Pesar em que medida a transparência é importante ou necessária é um desafio para os ativistas que estiverem atentos a sua própria sustentabilidade. Afinal, a boa governança, para produzir resultados satisfatórios, precisa estar em toda a cadeia do investimento. Depois de muito contribuírem para a evolução do mercado com suas propostas, esses investidores têm, agora, a ótima oportunidade de fazer um autoretrato. Experientes no tema, eles não vão demorar para encontrar as suas “zonas de perigo”.

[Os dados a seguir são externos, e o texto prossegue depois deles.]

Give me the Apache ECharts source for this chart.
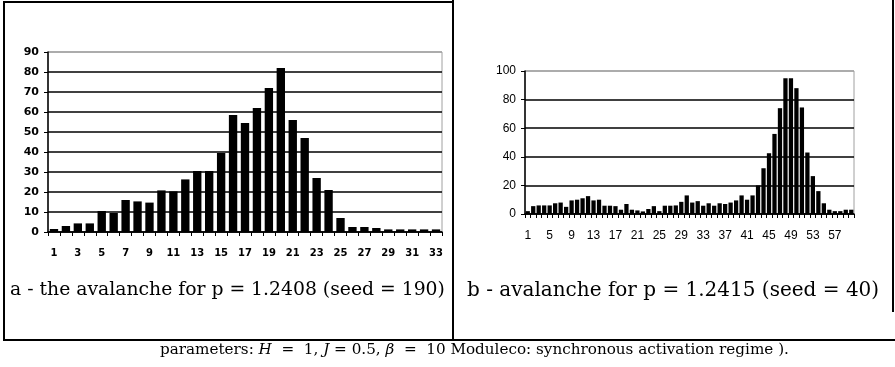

Anbid vai exigir voto em assembléia

O uso do voto por investidores institucionais é uma das principais atrações do novo código de autoregulação da Associação Nacional dos Bancos de Investimento (Anbid). Até o fechamento desta edição, a versão final da minuta aguardava o aval da diretoria da entidade para ser levada à audiência pública. Preparado com a ajuda da Associação de Investidores do Mercado de Capitais (Amec), o capítulo denominado “Política de exercício de direito de voto em assembléias” visa estimular o exercício do voto, tornando-o obrigatório em todas as matérias consideradas “relevantes” (veja lista abaixo).Exceções estão previstas para os casos em que a assembléia ocorrer fora da capital de estado (e não houver voto a distância), o custo do exercício do voto não for compatível com a participação do ativo financeiro no fundo, a matéria em questão implicar conflito de interesse para o gestor ou as informações disponibilizadas pela empresa não forem suficientes para a tomada de decisão. “Quem tem participação superior a 5% na companhia deverá tomar parte em todas as assembléias. Já em matérias que dependem de quórum, a presença será obrigatória, independentemente da participação”, conta Edison Garcia, superintendente da Amec.A política deverá estar em conformidade com as diretrizes, as normas e os manuais elaborados pelo conselho de auto-regulação da Anbid. No documento devem constar os princípios gerais que nortearão o gestor, os procedimentos a serem adotados em casos de conflitos de interesses, o processo decisório e sua formalização. Os votos proferidos pelos gestores deverão ser comunicados aos cotistas dos fundos na forma estabelecida pela política. (Y.Y. e S.A.)